L’operazione aveva fatto luce sugli interessi criminali e imprenditoriali riconducibili al clan Rinzivillo, pienamente operativo in Sicilia, nel Lazio, nel Nord Italia e in Germania, documentando come il lucroso commercio del pesce risultasse uno dei principali settori di investimento.
Salvatore Rinzivillo aveva avviato un rilevante import-export di pesce tra la Sicilia, il Marocco, il Lazio e la Germania, in forza della collaborazione avviata con Francesco Guttadauro – già condannato per associazione mafiosa e figlio del medico Giuseppe Guttadauro, anch’egli condannato per associazione mafiosa – titolare di attività commerciali in Sicilia ed in Marocco, dove dimorava, e ritenuto esponente di rilievo di cosa nostra palermitana.
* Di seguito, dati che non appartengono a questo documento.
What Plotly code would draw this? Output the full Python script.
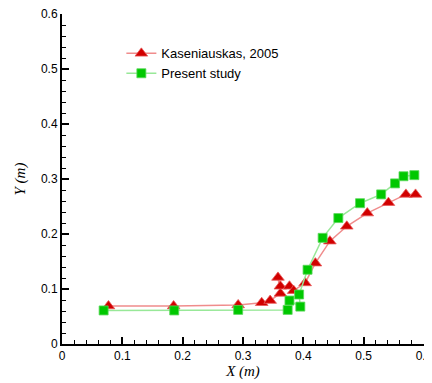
import plotly.graph_objects as go

kas_x = [0.077, 0.185, 0.292, 0.331, 0.345, 0.362, 0.358, 0.362, 0.377, 0.384, 0.403, 0.420, 0.444, 0.472, 0.506, 0.541, 0.570, 0.586]
kas_y = [0.069, 0.069, 0.071, 0.075, 0.079, 0.092, 0.121, 0.105, 0.105, 0.097, 0.111, 0.147, 0.187, 0.214, 0.238, 0.257, 0.272, 0.272]

pres_x = [0.069, 0.186, 0.292, 0.374, 0.377, 0.395, 0.393, 0.407, 0.432, 0.458, 0.494, 0.529, 0.552, 0.566, 0.584]
pres_y = [0.061, 0.061, 0.062, 0.062, 0.079, 0.068, 0.090, 0.135, 0.193, 0.229, 0.256, 0.272, 0.292, 0.305, 0.307]

ticks = [0, 0.1, 0.2, 0.3, 0.4, 0.5, 0.6]
tick_text = ["0", "0.1", "0.2", "0.3", "0.4", "0.5", "0.6"]

fig = go.Figure()
fig.add_trace(go.Scatter(
    x=kas_x, y=kas_y, mode="lines+markers", name="Kaseniauskas, 2005",
    line=dict(color="#f08c8c", width=1.5),
    marker=dict(symbol="triangle-up", size=11, color="#d10000",
                line=dict(color="#e85a5a", width=0.8)),
))
fig.add_trace(go.Scatter(
    x=pres_x, y=pres_y, mode="lines+markers", name="Present study",
    line=dict(color="#98e898", width=1.5),
    marker=dict(symbol="square", size=9, color="#00c800",
                line=dict(color="#5ad85a", width=0.8)),
))

axis_common = dict(
    range=[0, 0.6], tickvals=ticks, ticktext=tick_text,
    showline=True, linecolor="black", linewidth=2,
    ticks="inside", ticklen=7, tickwidth=2, tickcolor="black",
    minor=dict(dtick=0.02, ticks="inside", ticklen=4, tickwidth=1, tickcolor="black"),
    showgrid=False, zeroline=False, mirror=False, automargin=False,
    ticklabeloverflow="allow",
    tickfont=dict(family="Liberation Sans, Arial", size=12, color="black"),
)

# page body has an 8px default margin; figure is sized to fit the window
fig.update_layout(
    width=424, height=375,
    margin=dict(l=54, r=8, t=6, b=39),
    paper_bgcolor="white", plot_bgcolor="white",
    xaxis=dict(**axis_common,
               title=dict(text="<i>X (m)</i>", standoff=2,
                          font=dict(family="Liberation Serif, Times New Roman", size=15, color="black"))),
    yaxis=dict(**axis_common,
               title=dict(text="<i>Y (m)</i>", standoff=12,
                          font=dict(family="Liberation Serif, Times New Roman", size=15, color="black"))),
    legend=dict(x=0.164, y=0.926, xanchor="left", yanchor="top",
                bgcolor="rgba(0,0,0,0)", borderwidth=0,
                font=dict(family="Liberation Sans, Arial", size=13, color="black"),
                tracegroupgap=0, itemwidth=30),
    showlegend=True,
)

fig.write_html("out.html")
Per sviluppare tale attività imprenditoriale, Rinzivillo si avvaleva – e continua ad avvalersi – di imprenditori organici al gruppo mafioso, operanti con imprese di cui lo stesso Rinzivillo è socio occulto o amministratore di fatto, fornendo anche i capitali necessari per la loro operatività, nonché di imprenditori, appartenenti al clan, che hanno favorito l’espansione sul mercato di riferimento ostacolando la concorrenza.
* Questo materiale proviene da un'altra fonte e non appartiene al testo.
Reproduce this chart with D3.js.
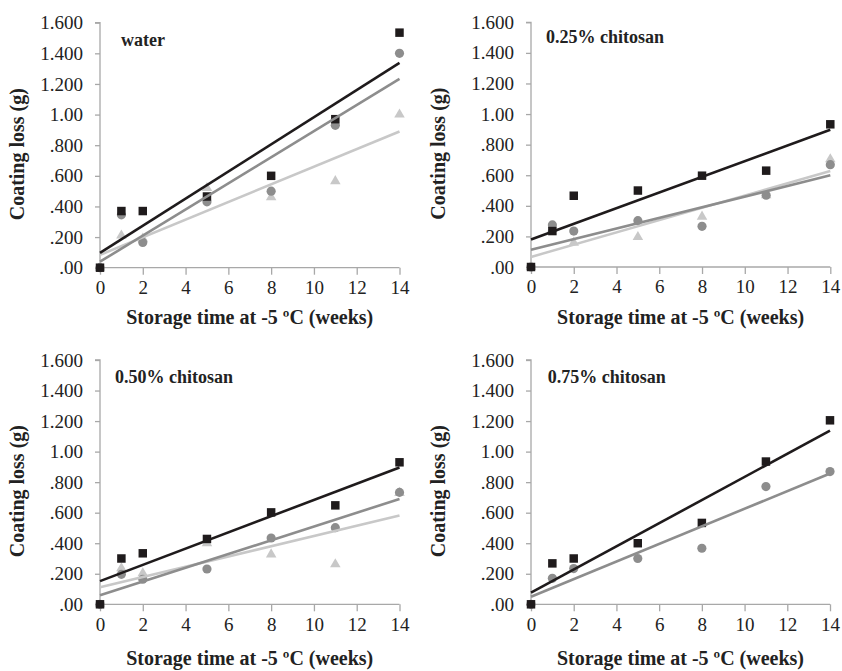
<!DOCTYPE html>
<html>
<head>
<meta charset="utf-8">
<script src="https://cdn.jsdelivr.net/npm/d3@7"></script>
</head>
<body style="margin:0; background:#fff">
<svg width="842" height="671"></svg>
<script>
var weeks = [0, 1, 2, 5, 8, 11, 14];
var panelTitles = ["water", "0.25% chitosan", "0.50% chitosan", "0.75% chitosan"];

// coating loss (g) per panel
var squareSeries = [
  [0, 0.37, 0.37, 0.465, 0.60, 0.97, 1.535],
  [0, 0.235, 0.466, 0.50, 0.597, 0.63, 0.933],
  [0, 0.30, 0.334, 0.428, 0.602, 0.648, 0.93],
  [0, 0.268, 0.30, 0.40, 0.533, 0.935, 1.205]
];
var circleSeries = [
  [0, 0.345, 0.165, 0.43, 0.50, 0.93, 1.40],
  [0, 0.275, 0.235, 0.303, 0.266, 0.469, 0.669],
  [0, 0.196, 0.164, 0.231, 0.434, 0.502, 0.733],
  [0, 0.17, 0.234, 0.30, 0.367, 0.771, 0.869]
];
var triangleSeries = [
  [0, 0.21, 0.19, 0.52, 0.46, 0.565, 1.00],
  [0, 0.25, 0.159, 0.196, 0.329, 0.47, 0.704],
  [0, 0.236, 0.203, 0.40, 0.327, 0.262, 0.73],
  null
];

var yTicks = [0, 0.2, 0.4, 0.6, 0.8, 1.0, 1.2, 1.4, 1.6];
var yTickLabels = [".00", ".200", ".400", ".600", ".800", "1.00", "1.200", "1.400", "1.600"];
var xTicks = [0, 2, 4, 6, 8, 10, 12, 14];

var xTitle = "Storage time at -5 ºC (weeks)";
var yTitle = "Coating loss (g)";

// panel layout
var panels = [
  {left: 100, top: 22.7, w: 299.5, h: 245, titleDx: 21, titleDy: 23.3, yTitleX: 24, xTitleDy: 56},
  {left: 531, top: 22.3, w: 299.3, h: 244.7, titleDx: 15, titleDy: 21, yTitleX: 445, xTitleDy: 57},
  {left: 100, top: 360, w: 299.5, h: 244.3, titleDx: 15, titleDy: 22.7, yTitleX: 24, xTitleDy: 61},
  {left: 531, top: 360, w: 299, h: 244.3, titleDx: 16.7, titleDy: 22.7, yTitleX: 445, xTitleDy: 61}
];

var font = "Liberation Serif";
var cSquare = "#1f1b1c", cCircle = "#8d8d8d", cTriangle = "#c8c8c8";
var axisColor = "#a8a8a8";

function fit(ys) {
  var n = weeks.length, mx = d3.mean(weeks), my = d3.mean(ys);
  var sxy = 0, sxx = 0;
  for (var i = 0; i < n; i++) {
    sxy += (weeks[i] - mx) * (ys[i] - my);
    sxx += (weeks[i] - mx) * (weeks[i] - mx);
  }
  var b = sxy / sxx;
  return {a: my - b * mx, b: b};
}

var svg = d3.select("svg");

panels.forEach(function(p, i) {
  var x = d3.scaleLinear().domain([0, 14]).range([p.left, p.left + p.w]);
  var y = d3.scaleLinear().domain([0, 1.6]).range([p.top + p.h, p.top]);
  var g = svg.append("g");

  // y axis
  var ya = g.append("g")
      .attr("transform", "translate(" + p.left + ",0)")
      .call(d3.axisLeft(y).tickValues(yTicks).tickSize(5).tickPadding(12)
        .tickFormat(function(d, j) { return yTickLabels[j]; }))
      .attr("font-family", font).attr("font-size", 19);
  ya.select(".domain").attr("stroke", axisColor).attr("stroke-width", 1.3)
      .attr("d", "M-5," + y(1.6) + "H0V" + y(0));
  ya.selectAll(".tick line").attr("stroke", axisColor).attr("stroke-width", 1.3);
  ya.selectAll(".tick text").attr("fill", "#222").attr("font-family", font);

  // x axis
  var xa = g.append("g")
      .attr("transform", "translate(0," + (p.top + p.h) + ")")
      .call(d3.axisBottom(x).tickValues(xTicks).tickSize(7).tickPadding(6))
      .attr("font-family", font).attr("font-size", 19);
  xa.select(".domain").attr("stroke", axisColor).attr("stroke-width", 1.3)
      .attr("d", "M" + x(0) + ",0H" + x(14));
  xa.selectAll(".tick line").attr("stroke", axisColor).attr("stroke-width", 1.3);
  xa.selectAll(".tick text").attr("fill", "#222").attr("font-family", font);

  // titles
  g.append("text")
      .attr("x", p.left + p.titleDx)
      .attr("y", p.top + p.titleDy)
      .attr("font-family", font)
      .attr("font-weight", "bold")
      .attr("font-size", 18)
      .attr("fill", "#222")
      .text(panelTitles[i]);

  g.append("text")
      .attr("x", p.left + p.w / 2)
      .attr("y", p.top + p.h + p.xTitleDy)
      .attr("text-anchor", "middle")
      .attr("font-family", font)
      .attr("font-weight", "bold")
      .attr("font-size", 20)
      .attr("fill", "#222")
      .text(xTitle);

  g.append("text")
      .attr("transform", "translate(" + p.yTitleX + "," + (p.top + p.h / 2 + 9) + ") rotate(-90)")
      .attr("text-anchor", "middle")
      .attr("font-family", font)
      .attr("font-weight", "bold")
      .attr("font-size", 20)
      .attr("fill", "#222")
      .text(yTitle);

  // markers
  var series = [
    {vals: triangleSeries[i], color: cTriangle, sym: d3.symbolTriangle, size: 48},
    {vals: circleSeries[i], color: cCircle, sym: d3.symbolCircle, size: 66},
    {vals: squareSeries[i], color: cSquare, sym: d3.symbolSquare, size: 72}
  ].filter(function(s) { return s.vals; });

  series.forEach(function(s) {
    g.append("g").selectAll("path")
      .data(s.vals)
      .enter().append("path")
        .attr("transform", function(d, j) { return "translate(" + x(weeks[j]) + "," + y(d) + ")"; })
        .attr("d", d3.symbol().type(s.sym).size(s.size))
        .attr("fill", s.color);
  });

  // trend lines
  series.forEach(function(s) {
    var f = fit(s.vals);
    g.append("line")
        .attr("x1", x(0)).attr("y1", y(f.a))
        .attr("x2", x(14)).attr("y2", y(f.a + f.b * 14))
        .attr("stroke", s.color)
        .attr("stroke-width", 2.6);
  });
});
</script>
</body>
</html>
In Sicilia, cosa nostra ha letteralmente mappato il territorio nel settore della commercializzazione del pesce, evitando pericolose contrapposizioni ed imponendo, nei mercati ittici siciliani, la regola in base alla quale occorre pagare una cifra di denaro a titolo estorsivo alle cosche mafiose locali per potersi approvvigionare di pesce: di qui i documentati contatti di Rinzivillo con appartenenti ad altre cosche mafiose siciliane per estendere il proprio commercio anche nel trapanese, nell’agrigentino, nonché l’interessamento del boss gelese presso Antonio Giovanni Maranto, capo della cosca di Polizzi Generosa, pure arrestato lo scorso 4 ottobre, per ottenere l’autorizzazione affinché un commerciante ambulante di pesce potesse variare l’area territoriale di esercizio della propria attività.
Il provvedimento di oggi riguarda proprio l’imprenditore gelese Emanuele Catania, che aveva il compito di amministrare società e ditte individuali,tutte attive nel commercio all’ingrosso ed al dettaglio di prodotti ittici.
Quello tra Emanuele Catania e i fratelli Rinzivillo è un “legame a doppio filo”, esistente da circa trent’anni: sono numerosi i collaboratori di giustizia che hanno indicato Catania come imprenditore al servizio del clan di cosa Nostra, fin dai primi anni novanta. Una sinergia, utile all’imprenditore a far volare i suoi affari; e alle cosche per realizzare il riciclaggio dei proventi dei traffici di droga e delle estorsioni.